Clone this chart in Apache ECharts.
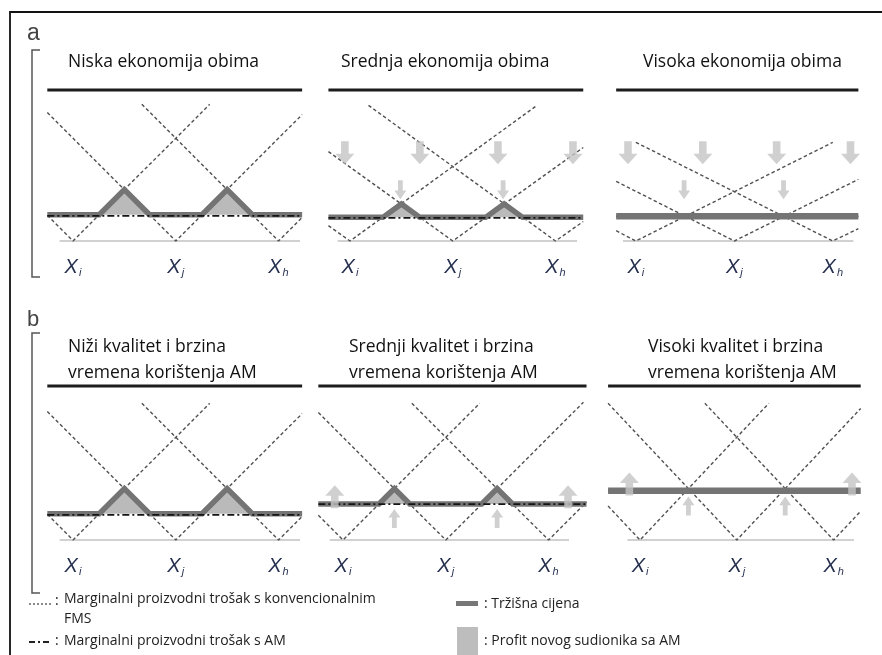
<!DOCTYPE html>
<html>
<head>
<meta charset="utf-8">
<script src="https://cdn.jsdelivr.net/npm/echarts@6/dist/echarts.min.js"></script>
<style>
  html, body { margin: 0; padding: 0; background: #fff; }
  #chart { width: 882px; height: 655px; }
</style>
</head>
<body>
<div id="chart"></div>
<script>
// Panel titles and quantity-axis tick labels (subscripts of X)
const titlesA = ['Niska ekonomija obima', 'Srednja ekonomija obima', 'Visoka ekonomija obima'];
const titlesB = ['Niži kvalitet i brzina\nvremena korištenja AM',
                 'Srednji kvalitet i brzina\nvremena korištenja AM',
                 'Visoki kvalitet i brzina\nvremena korištenja AM'];
const ticksA = ['i', 'j', 'h'];
const ticksB = ['i', 'j', 'h'];

// x: product position (Xi = 1, Xj = 2, Xh = 3), y: cost / price level

// a1 — low economies of scale
const a1Fms = [
  [[0.75, 0.25], [1, 0], [2.33, 1.33]],
  [[0.75, 1.25], [2, 0], [3.23, 1.23]],
  [[1.67, 1.33], [3, 0], [3.23, 0.23]]
];
const a1Price = [[0.75, 0.255], [1.255, 0.255], [1.5, 0.5], [1.745, 0.255], [2.255, 0.255], [2.5, 0.5], [2.745, 0.255], [3.23, 0.255]];
const a1Am = [[0.75, 0.245], [3.23, 0.245]];
const a1Base = [[0.87, 0], [3.21, 0]];
const a1Rule = [[0.75, 1.47], [3.23, 1.47]];
const a1BigArrows = [];
const a1SmallArrows = [];

// a2 — medium economies of scale
const a2Fms = [
  [[0.79, 0.15], [1, 0], [2.82, 1.32]],
  [[0.79, 0.87], [2, 0], [3.27, 0.91]],
  [[1.18, 1.32], [3, 0], [3.27, 0.19]]
];
const a2Price = [[0.79, 0.23], [1.32, 0.23], [1.5, 0.36], [1.68, 0.23], [2.32, 0.23], [2.5, 0.36], [2.68, 0.23], [3.27, 0.23]];
const a2Am = [[0.79, 0.225], [3.27, 0.225]];
const a2Base = [[0.88, 0], [3.21, 0]];
const a2Rule = [[0.79, 1.47], [3.27, 1.47]];
const a2BigArrows = [[0.95, 0.86], [1.68, 0.86], [2.44, 0.86], [3.17, 0.86]];
const a2SmallArrows = [[1.49, 0.5], [2.49, 0.5]];

// a3 — high economies of scale
const a3Fms = [
  [[0.8, 0.1], [1, 0], [3, 0.96]],
  [[0.8, 0.58], [2, 0], [3.26, 0.6]],
  [[1, 0.96], [3, 0], [3.26, 0.12]]
];
const a3Price = [[0.8, 0.24], [3.26, 0.24]];
const a3Am = [[0.8, 0.24], [3.26, 0.24]];
const a3Base = [[0.87, 0], [3.21, 0]];
const a3Rule = [[0.8, 1.47], [3.26, 1.47]];
const a3BigArrows = [[0.92, 0.86], [1.68, 0.86], [2.43, 0.86], [3.18, 0.86]];
const a3SmallArrows = [[1.49, 0.5], [2.5, 0.5]];

// b1 — lower quality and speed of AM
const b1Fms = [
  [[0.75, 0.25], [1, 0], [2.33, 1.33]],
  [[0.75, 1.25], [2, 0], [3.23, 1.23]],
  [[1.67, 1.33], [3, 0], [3.23, 0.23]]
];
const b1Price = [[0.75, 0.255], [1.255, 0.255], [1.5, 0.5], [1.745, 0.255], [2.255, 0.255], [2.5, 0.5], [2.745, 0.255], [3.23, 0.255]];
const b1Am = [[0.75, 0.245], [3.23, 0.245]];
const b1Base = [[0.87, 0], [3.21, 0]];
const b1Rule = [[0.75, 1.5], [3.23, 1.5]];
const b1BigArrows = [];
const b1SmallArrows = [];

// b2 — medium quality and speed of AM
const b2Fms = [
  [[0.76, 0.24], [1, 0], [2.33, 1.33]],
  [[0.76, 1.24], [2, 0], [3.34, 1.34]],
  [[1.67, 1.33], [3, 0], [3.37, 0.37]]
];
const b2Price = [[0.76, 0.35], [1.35, 0.35], [1.5, 0.5], [1.65, 0.35], [2.35, 0.35], [2.5, 0.5], [2.65, 0.35], [3.37, 0.35]];
const b2Am = [[0.76, 0.35], [3.37, 0.35]];
const b2Base = [[0.87, 0], [3.2, 0]];
const b2Rule = [[0.76, 1.5], [3.37, 1.5]];
const b2BigArrows = [[0.92, 0.42], [3.19, 0.42]];
const b2SmallArrows = [[1.5, 0.21], [2.5, 0.21]];

// b3 — high quality and speed of AM
const b3Fms = [
  [[0.67, 0.33], [1, 0], [2.33, 1.33]],
  [[0.67, 1.33], [2, 0], [3.28, 1.28]],
  [[1.67, 1.33], [3, 0], [3.28, 0.28]]
];
const b3Price = [[0.67, 0.48], [3.28, 0.48]];
const b3Am = [[0.67, 0.48], [3.28, 0.48]];
const b3Base = [[0.87, 0], [3.21, 0]];
const b3Rule = [[0.67, 1.5], [3.28, 1.5]];
const b3BigArrows = [[0.89, 0.545], [3.19, 0.545]];
const b3SmallArrows = [[1.5, 0.33], [2.5, 0.33]];

// ---- layout ----
const U = 102.75;                 // pixels per unit on both axes
const DOWN = 'path://M3,0H7V6H10L5,11L0,6H3Z';
const UP = 'path://M5,0L10,5H7V11H3V5H0Z';

// amTop: the AM cost line is drawn over the market price line
const panels = [
  { c1: 73,  base: 241, fms: a1Fms, price: a1Price, am: a1Am, baseLine: a1Base, rule: a1Rule, big: a1BigArrows, small: a1SmallArrows, dir: 'down', ticks: ticksA, pw: 5.5, amTop: true },
  { c1: 350, base: 241, fms: a2Fms, price: a2Price, am: a2Am, baseLine: a2Base, rule: a2Rule, big: a2BigArrows, small: a2SmallArrows, dir: 'down', ticks: ticksA, pw: 5.5, amTop: true },
  { c1: 638, base: 241, fms: a3Fms, price: a3Price, am: a3Am, baseLine: a3Base, rule: a3Rule, big: a3BigArrows, small: a3SmallArrows, dir: 'down', ticks: ticksA, pw: 6.5, amTop: false },
  { c1: 73,  base: 540, fms: b1Fms, price: b1Price, am: b1Am, baseLine: b1Base, rule: b1Rule, big: b1BigArrows, small: b1SmallArrows, dir: 'up', ticks: ticksB, pw: 5.5, amTop: true },
  { c1: 343, base: 540, fms: b2Fms, price: b2Price, am: b2Am, baseLine: b2Base, rule: b2Rule, big: b2BigArrows, small: b2SmallArrows, dir: 'up', ticks: ticksB, pw: 5.5, amTop: true },
  { c1: 643, base: 540, fms: b3Fms, price: b3Price, am: b3Am, baseLine: b3Base, rule: b3Rule, big: b3BigArrows, small: b3SmallArrows, dir: 'up', ticks: ticksB, pw: 6.5, amTop: false }
];

const grids = [], xAxes = [], yAxes = [], series = [];
const lineBase = { type: 'line', symbol: 'none', showSymbol: false, silent: true, clip: false, animation: false };

panels.forEach((p, i) => {
  grids.push({ left: p.c1 - 0.5 * U, top: p.base - 2 * U, width: 3 * U, height: 2 * U });
  xAxes.push({
    type: 'value', gridIndex: i, min: 0.5, max: 3.5,
    axisLine: { show: false }, axisTick: { show: false }, splitLine: { show: false },
    axisLabel: {
      customValues: [1, 2, 3],
      margin: 15,
      formatter: v => '{x|X}{s|' + p.ticks[Math.round(v) - 1] + '}',
      rich: {
        x: { fontFamily: 'Liberation Sans', fontStyle: 'italic', fontSize: 20, color: '#26304f', lineHeight: 22 },
        s: { fontFamily: 'Liberation Sans', fontStyle: 'italic', fontSize: 11, color: '#2a3455', lineHeight: 8, verticalAlign: 'bottom', padding: [0, 0, 0, 1] }
      }
    }
  });
  yAxes.push({ type: 'value', gridIndex: i, min: 0, max: 2, show: false });

  const ax = { xAxisIndex: i, yAxisIndex: i };
  series.push(Object.assign({}, lineBase, ax, { data: p.rule, z: 2, lineStyle: { color: '#1c1c1c', width: 3 } }));
  series.push(Object.assign({}, lineBase, ax, { data: p.baseLine, z: 2, lineStyle: { color: '#c2c2c2', width: 1.5 } }));
  p.fms.forEach(v => {
    series.push(Object.assign({}, lineBase, ax, { data: v, z: 3, lineStyle: { color: '#505050', width: 1.4, type: [3.5, 2.5] } }));
  });
  series.push(Object.assign({}, lineBase, ax, {
    data: p.price, z: 4,
    lineStyle: { color: '#747474', width: p.pw, join: 'miter' },
    areaStyle: { color: '#bababa', opacity: 1, origin: p.price[0][1] }
  }));
  series.push(Object.assign({}, lineBase, ax, { data: p.am, z: p.amTop ? 5 : 3, lineStyle: { color: '#141414', width: 1.8, type: [7, 3, 2, 3] } }));
  if (p.big.length) {
    series.push({ type: 'scatter', ...ax, data: p.big, z: 6, silent: true, animation: false,
      symbol: p.dir === 'down' ? DOWN : UP, symbolSize: [19, 23], itemStyle: { color: '#c4c4c4' } });
    series.push({ type: 'scatter', ...ax, data: p.small, z: 6, silent: true, animation: false,
      symbol: p.dir === 'down' ? DOWN : UP, symbolSize: [12, 19], itemStyle: { color: '#c4c4c4' } });
  }
});

const titleStyle = { fontFamily: 'Open Sans', fontSize: 17.5, fontWeight: 'normal', color: '#111', lineHeight: 26 };
const titleLefts = [68, 341, 643];
const titleLeftsB = [68, 349, 648];
const titles = [];
titlesA.forEach((t, i) => titles.push({ text: t, left: titleLefts[i], top: 49, padding: 0, textStyle: titleStyle }));
titlesB.forEach((t, i) => titles.push({ text: t, left: titleLeftsB[i], top: 334, padding: 0, textStyle: titleStyle }));

const legendFont = { fontFamily: 'Open Sans', fontSize: 14, fill: '#222' };
const txt = (x, y, s, extra) => ({ type: 'text', x, y, style: Object.assign({ text: s, verticalAlign: 'middle' }, legendFont, extra || {}) });

const graphic = [
  // frame
  { type: 'rect', shape: { x: 10, y: 12, width: 900, height: 700 }, style: { fill: 'none', stroke: '#111', lineWidth: 1.8 } },
  // panel group letters and brackets
  { type: 'text', x: 27, y: 34, style: { text: 'a', fontFamily: 'Liberation Sans', fontSize: 23, fill: '#444', verticalAlign: 'middle' } },
  { type: 'text', x: 27, y: 320, style: { text: 'b', fontFamily: 'Liberation Sans', fontSize: 22, fill: '#444', verticalAlign: 'middle' } },
  { type: 'polyline', shape: { points: [[40, 50], [32, 50], [32, 277], [40, 277]] }, style: { fill: 'none', stroke: '#555', lineWidth: 1.5 } },
  { type: 'polyline', shape: { points: [[40, 333], [32, 333], [32, 593], [40, 593]] }, style: { fill: 'none', stroke: '#555', lineWidth: 1.5 } },
  // key
  { type: 'line', shape: { x1: 29, y1: 604, x2: 51, y2: 604 }, style: { stroke: '#666', lineWidth: 1.5, lineDash: [2, 2] } },
  txt(55, 601, ':'),
  txt(64, 599, 'Marginalni proizvodni trošak s konvencionalnim'),
  txt(64, 619, 'FMS'),
  { type: 'line', shape: { x1: 29, y1: 642, x2: 51, y2: 642 }, style: { stroke: '#222', lineWidth: 2, lineDash: [6, 3, 2, 3] } },
  txt(55, 641, ':'),
  txt(64, 641, 'Marginalni proizvodni trošak s AM'),
  { type: 'rect', shape: { x: 456, y: 601, width: 22, height: 5 }, style: { fill: '#777' } },
  txt(484, 604, ': Tržišna cijena'),
  { type: 'rect', shape: { x: 457, y: 627, width: 21, height: 30 }, style: { fill: '#bdbdbd' } },
  txt(484, 641, ': Profit novog sudionika sa AM')
];

const chart = echarts.init(document.getElementById('chart'), null, { renderer: 'canvas' });
chart.setOption({
  animation: false,
  backgroundColor: '#fff',
  title: titles,
  grid: grids,
  xAxis: xAxes,
  yAxis: yAxes,
  series: series,
  graphic: graphic
});
</script>
</body>
</html>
------
## REQUIRED TASK
Give again exactly the lines running from the beginning of the material above through the line that contains "const ticksB = ['i', 'j', 'h'];", and leave out every picture.

## EXPECTED ANSWER
Clone this chart in Apache ECharts.
<!DOCTYPE html>
<html>
<head>
<meta charset="utf-8">
<script src="https://cdn.jsdelivr.net/npm/echarts@6/dist/echarts.min.js"></script>
<style>
  html, body { margin: 0; padding: 0; background: #fff; }
  #chart { width: 882px; height: 655px; }
</style>
</head>
<body>
<div id="chart"></div>
<script>
// Panel titles and quantity-axis tick labels (subscripts of X)
const titlesA = ['Niska ekonomija obima', 'Srednja ekonomija obima', 'Visoka ekonomija obima'];
const titlesB = ['Niži kvalitet i brzina\nvremena korištenja AM',
                 'Srednji kvalitet i brzina\nvremena korištenja AM',
                 'Visoki kvalitet i brzina\nvremena korištenja AM'];
const ticksA = ['i', 'j', 'h'];
const ticksB = ['i', 'j', 'h'];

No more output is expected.